The skepticism has only fueled the couple’s drive to make their wedding venue project a reality.
“You need to be creative if you want to be an entrepreneur,” Becky says. “I think that has scared some contractors. They have told us they’ve never done anything like this before, so they don’t think it will work. We’re not letting that stop us.
“We have our blueprints done and we are working on lining up financing for the project. It’s going to be difficult to get a loan because it’s speculative income, but we would like to have the barn built as soon as possible. We already have people trying to book weddings for a barn we have yet to build. They hear about it and want to do it.”
Matt acknowledges they could probably build a smaller barn, which would make it easier to get a loan, but he and Becky want to build as big of a barn as they can.
“We are trying to build something unique and want the space to accomplish a lot of goals,” Matt says. “We’re going as big as we can without encountering additional costs, like sprinkler systems. At the moment, our plans call for it to hold 400 and our engineer thinks we may be able to bump it to 425. That type of capacity would really set us apart from other options in our area.”
If everything goes according to their plans, the Morelands hope to have the barn built later this year.
Looking to the Future
Someday, Matt would like to take over management of Moreland Farms. He is the only one of his four brothers that has expressed such a desire, and he has been heavily involved in developing plans to expand and modernize the family dairy’s milking facilities. However, his family has yet to formally address succession planning.
“The ownership of Moreland Farms is held together by a trust which includes many family members,” Matt says. “We’ve had some brief discussions about succession, but there’s a lot of uncertainty. Everyone has said they would like to see someone in the family continue farming the land, but there are no guarantees.

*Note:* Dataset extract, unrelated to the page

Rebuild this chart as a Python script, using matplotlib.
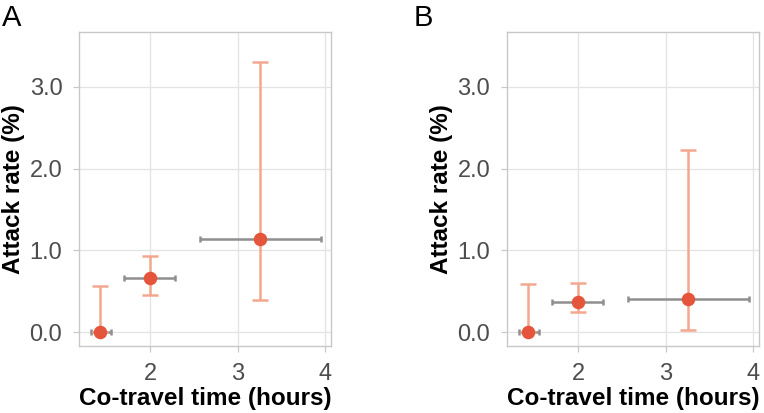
import matplotlib.pyplot as plt

plt.rcParams['font.family'] = ['Liberation Sans', 'DejaVu Sans']

# co-travel time (hours) with ranges, attack rate (%) with 95% CI
time_mid = [1.43, 2.0, 3.26]
time_lo = [1.32, 1.70, 2.57]
time_hi = [1.55, 2.28, 3.95]

rate_a = [0.0, 0.66, 1.14]
rate_a_lo = [0.0, 0.46, 0.39]
rate_a_hi = [0.57, 0.93, 3.30]

rate_b = [0.0, 0.37, 0.40]
rate_b_lo = [0.0, 0.24, 0.02]
rate_b_hi = [0.59, 0.60, 2.23]

panels = [("A", rate_a, rate_a_lo, rate_a_hi),
          ("B", rate_b, rate_b_lo, rate_b_hi)]

fig = plt.figure(figsize=(7.64, 4.13), dpi=100)
lefts = [0.1034, 0.6636]
letter_x = [0.003, 0.542]

for left, lx, (letter, y, ylo, yhi) in zip(lefts, letter_x, panels):
    ax = fig.add_axes([left, 0.1622, 0.330, 0.760])
    xerr = [[m - lo for m, lo in zip(time_mid, time_lo)],
            [hi - m for m, hi in zip(time_mid, time_hi)]]
    yerr = [[v - lo for v, lo in zip(y, ylo)],
            [hi - v for v, hi in zip(y, yhi)]]
    ax.errorbar(time_mid, y, xerr=xerr, fmt='none', ecolor='#8f8f8f',
                elinewidth=1.8, capsize=2, capthick=1.8, zorder=3)
    ax.errorbar(time_mid, y, yerr=yerr, fmt='none', ecolor='#f2a88e',
                elinewidth=1.8, capsize=6, capthick=1.8, zorder=4)
    ax.scatter(time_mid, y, s=95, color='#e5553b', zorder=5, linewidths=0)

    ax.set_xlim(1.187, 4.07)
    ax.set_ylim(-0.17, 3.67)
    ax.set_xticks([2, 3, 4])
    ax.set_yticks([0, 1, 2, 3])
    ax.set_yticklabels(['0.0', '1.0', '2.0', '3.0'])
    ax.grid(True, color='#e3e3e3', linewidth=0.9)
    ax.set_axisbelow(True)
    for s in ax.spines.values():
        s.set_color('#c8c8c8')
        s.set_linewidth(1.0)
    ax.tick_params(colors='#c8c8c8', labelcolor='#4d4d4d', labelsize=17,
                   length=4, width=0.9, pad=8)
    ax.set_xlabel('Co-travel time (hours)', fontsize=17.5, fontweight='bold',
                  labelpad=2)
    ax.set_ylabel('Attack rate (%)', fontsize=17.5, fontweight='bold',
                  labelpad=3)
    fig.text(lx, 0.99, letter, fontsize=21, va='top', ha='left')

fig.savefig('out.png', dpi=100)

“I hope everything will work out with my family’s farm, but we can’t count on it. That’s one of the main reasons we are so excited about Red Barn Ranch. It’s wholly owned by Becky and I, which allows us to control our own destiny.”
As Red Barn Ranch grows, Matt and Becky are optimistic about the future.
“This is something we enjoy and it is helping to secure the future of our farm,” Matt says. “With us being within a 30-minute drive to Kansas City, we feel we are well-positioned to capitalize on the growing interest in agritourism. We look forward to helping the public grow in their understanding of farming.”